begin Given information
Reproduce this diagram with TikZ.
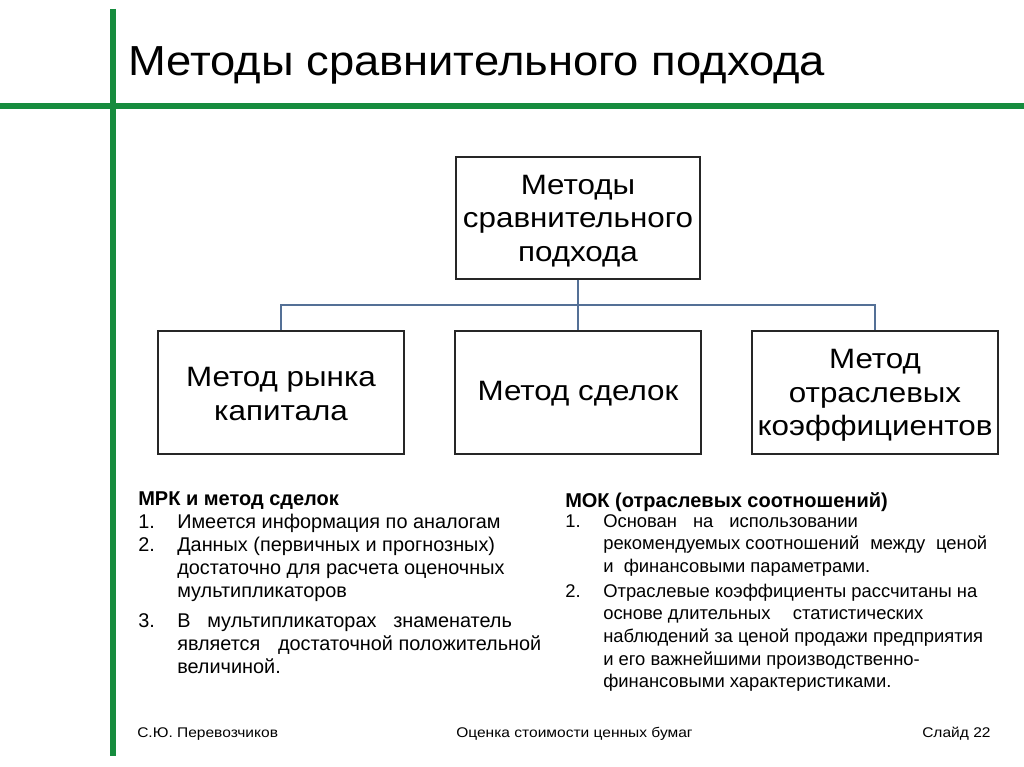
\documentclass[tikz,border=0pt]{standalone}
\usepackage{fontspec}
\usepackage{graphicx}
\setmainfont{Liberation Sans}
\definecolor{slgreen}{RGB}{22,140,62}
\definecolor{conn}{RGB}{84,112,150}
\newcommand\myfs[2]{\fontsize{#1}{#2}\selectfont}
\newcommand\sx[1]{\scalebox{1.12}[1]{#1}}
\newcommand\sxf[1]{\scalebox{1.11}[1]{#1}}
\tikzset{
  box/.style={draw=black!85, line width=1.3pt, inner sep=0pt},
  boxtext/.style={align=center, font=\myfs{21}{25}},
  greenline/.style={draw=slgreen, line width=4.5pt},
  link/.style={draw=conn, line width=1.1pt},
  lt/.style={anchor=base west, inner sep=0pt, font=\myfs{14.9}{18}},
  rt/.style={anchor=base west, inner sep=0pt, font=\myfs{13.8}{16}},
  foot/.style={anchor=base west, inner sep=0pt, font=\myfs{10.5}{12}},
}
\begin{document}
\begin{tikzpicture}[x=0.75pt,y=-0.75pt]
\useasboundingbox[fill=white] (0,0) rectangle (1024,767);
% green frame lines
\coordinate (vt) at (113,9);
\coordinate (vb) at (113,756);
\coordinate (hl) at (0,106);
\coordinate (hr) at (1024,106);
\draw[greenline] (vt) -- (vb);
\draw[greenline] (hl) -- (hr);
% title
\node[anchor=base west, inner sep=0pt, font=\myfs{31.5}{34}] (title) at (128,75) {\scalebox{1.08}[1]{Методы сравнительного подхода}};
% boxes
\node[box, minimum width=183pt, minimum height=91.5pt] (top) at (578,218) {};
\node[boxtext] (toptxt) at (578,221) {\sx{Методы}\\\sx{сравнительного}\\\sx{подхода}};
\node[box, minimum width=184.5pt, minimum height=92pt] (b1) at (281,392.5) {};
\node[box, minimum width=184.5pt, minimum height=92pt] (b2) at (578,392.5) {};
\node[box, minimum width=184.5pt, minimum height=92pt] (b3) at (875,392.5) {};
\node[boxtext] (b1t) at (281,394) {\sx{Метод рынка}\\\sx{капитала}};
\node[boxtext] (b2t) at (578,394) {\sx{Метод сделок}};
\node[boxtext] (b3t) at (875,395.5) {\sx{Метод}\\\sx{отраслевых}\\\sx{коэффициентов}};
% connectors
\coordinate (mid) at (578,305);
\draw[link] (top.south) -- (mid);
\draw[link] (b1.north) |- (mid) -| (b3.north);
\draw[link] (mid) -- (b2.north);
% left list
\node[lt, font=\myfs{15}{18}\bfseries] (lh) at (138,505) {МРК и метод сделок};
\node[lt] (ln1) at (138,528) {1.};
\node[lt] (l1) at (177,528) {Имеется информация по аналогам};
\node[lt] (ln2) at (138,551) {2.};
\node[lt] (l2a) at (177,551) {Данных (первичных и прогнозных)};
\node[lt] (l2b) at (177,574) {достаточно для расчета оценочных};
\node[lt] (l2c) at (177,597) {мультипликаторов};
\node[lt] (ln3) at (138,627) {3.};
\node[lt] (l3a) at (177,627) {\makebox[251pt][s]{В мультипликаторах знаменатель}};
\node[lt] (l3b) at (177,650) {\makebox[273pt][l]{является\hfill достаточной положительной}};
\node[lt] (l3c) at (177,673) {величиной.};
% right list
\node[rt, font=\myfs{15}{18}\bfseries] (rh) at (565,507) {МОК (отраслевых соотношений)};
\node[rt] (rn1) at (565,527) {1.};
\node[rt] (r1a) at (603,527) {\makebox[191pt][s]{Основан на использовании}};
\node[rt] (r1b) at (603,549) {\makebox[288pt][l]{рекомендуемых соотношений\ \hfill между\ \hfill ценой}};
\node[rt] (r1c) at (603,572) {и\ \ финансовыми параметрами.};
\node[rt] (rn2) at (565,597) {2.};
\node[rt] (r2a) at (603,597) {Отраслевые коэффициенты рассчитаны на};
\node[rt] (r2b) at (603,619) {\makebox[240pt][l]{основе длительных\hfill статистических}};
\node[rt] (r2c) at (603,642) {наблюдений за ценой продажи предприятия};
\node[rt] (r2d) at (603,665) {и его важнейшими производственно-};
\node[rt] (r2e) at (603,687) {финансовыми характеристиками.};
% footer
\node[foot] (f1) at (137,737) {\sxf{С.Ю. Перевозчиков}};
\node[foot] (f2) at (456,737) {\sxf{Оценка стоимости ценных бумаг}};
\node[foot] (f3) at (922,737) {\sxf{Слайд 22}};
\end{tikzpicture}
\end{document}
end Given information
-- Goal --
Omit every picture while copying the listing above exactly.

-- Output of the exercise --
Reproduce this diagram with TikZ.
\documentclass[tikz,border=0pt]{standalone}
\usepackage{fontspec}
\usepackage{graphicx}
\setmainfont{Liberation Sans}
\definecolor{slgreen}{RGB}{22,140,62}
\definecolor{conn}{RGB}{84,112,150}
\newcommand\myfs[2]{\fontsize{#1}{#2}\selectfont}
\newcommand\sx[1]{\scalebox{1.12}[1]{#1}}
\newcommand\sxf[1]{\scalebox{1.11}[1]{#1}}
\tikzset{
  box/.style={draw=black!85, line width=1.3pt, inner sep=0pt},
  boxtext/.style={align=center, font=\myfs{21}{25}},
  greenline/.style={draw=slgreen, line width=4.5pt},
  link/.style={draw=conn, line width=1.1pt},
  lt/.style={anchor=base west, inner sep=0pt, font=\myfs{14.9}{18}},
  rt/.style={anchor=base west, inner sep=0pt, font=\myfs{13.8}{16}},
  foot/.style={anchor=base west, inner sep=0pt, font=\myfs{10.5}{12}},
}
\begin{document}
\begin{tikzpicture}[x=0.75pt,y=-0.75pt]
\useasboundingbox[fill=white] (0,0) rectangle (1024,767);
% green frame lines
\coordinate (vt) at (113,9);
\coordinate (vb) at (113,756);
\coordinate (hl) at (0,106);
\coordinate (hr) at (1024,106);
\draw[greenline] (vt) -- (vb);
\draw[greenline] (hl) -- (hr);
% title
\node[anchor=base west, inner sep=0pt, font=\myfs{31.5}{34}] (title) at (128,75) {\scalebox{1.08}[1]{Методы сравнительного подхода}};
% boxes
\node[box, minimum width=183pt, minimum height=91.5pt] (top) at (578,218) {};
\node[boxtext] (toptxt) at (578,221) {\sx{Методы}\\\sx{сравнительного}\\\sx{подхода}};
\node[box, minimum width=184.5pt, minimum height=92pt] (b1) at (281,392.5) {};
\node[box, minimum width=184.5pt, minimum height=92pt] (b2) at (578,392.5) {};
\node[box, minimum width=184.5pt, minimum height=92pt] (b3) at (875,392.5) {};
\node[boxtext] (b1t) at (281,394) {\sx{Метод рынка}\\\sx{капитала}};
\node[boxtext] (b2t) at (578,394) {\sx{Метод сделок}};
\node[boxtext] (b3t) at (875,395.5) {\sx{Метод}\\\sx{отраслевых}\\\sx{коэффициентов}};
% connectors
\coordinate (mid) at (578,305);
\draw[link] (top.south) -- (mid);
\draw[link] (b1.north) |- (mid) -| (b3.north);
\draw[link] (mid) -- (b2.north);
% left list
\node[lt, font=\myfs{15}{18}\bfseries] (lh) at (138,505) {МРК и метод сделок};
\node[lt] (ln1) at (138,528) {1.};
\node[lt] (l1) at (177,528) {Имеется информация по аналогам};
\node[lt] (ln2) at (138,551) {2.};
\node[lt] (l2a) at (177,551) {Данных (первичных и прогнозных)};
\node[lt] (l2b) at (177,574) {достаточно для расчета оценочных};
\node[lt] (l2c) at (177,597) {мультипликаторов};
\node[lt] (ln3) at (138,627) {3.};
\node[lt] (l3a) at (177,627) {\makebox[251pt][s]{В мультипликаторах знаменатель}};
\node[lt] (l3b) at (177,650) {\makebox[273pt][l]{является\hfill достаточной положительной}};
\node[lt] (l3c) at (177,673) {величиной.};
% right list
\node[rt, font=\myfs{15}{18}\bfseries] (rh) at (565,507) {МОК (отраслевых соотношений)};
\node[rt] (rn1) at (565,527) {1.};
\node[rt] (r1a) at (603,527) {\makebox[191pt][s]{Основан на использовании}};
\node[rt] (r1b) at (603,549) {\makebox[288pt][l]{рекомендуемых соотношений\ \hfill между\ \hfill ценой}};
\node[rt] (r1c) at (603,572) {и\ \ финансовыми параметрами.};
\node[rt] (rn2) at (565,597) {2.};
\node[rt] (r2a) at (603,597) {Отраслевые коэффициенты рассчитаны на};
\node[rt] (r2b) at (603,619) {\makebox[240pt][l]{основе длительных\hfill статистических}};
\node[rt] (r2c) at (603,642) {наблюдений за ценой продажи предприятия};
\node[rt] (r2d) at (603,665) {и его важнейшими производственно-};
\node[rt] (r2e) at (603,687) {финансовыми характеристиками.};
% footer
\node[foot] (f1) at (137,737) {\sxf{С.Ю. Перевозчиков}};
\node[foot] (f2) at (456,737) {\sxf{Оценка стоимости ценных бумаг}};
\node[foot] (f3) at (922,737) {\sxf{Слайд 22}};
\end{tikzpicture}
\end{document}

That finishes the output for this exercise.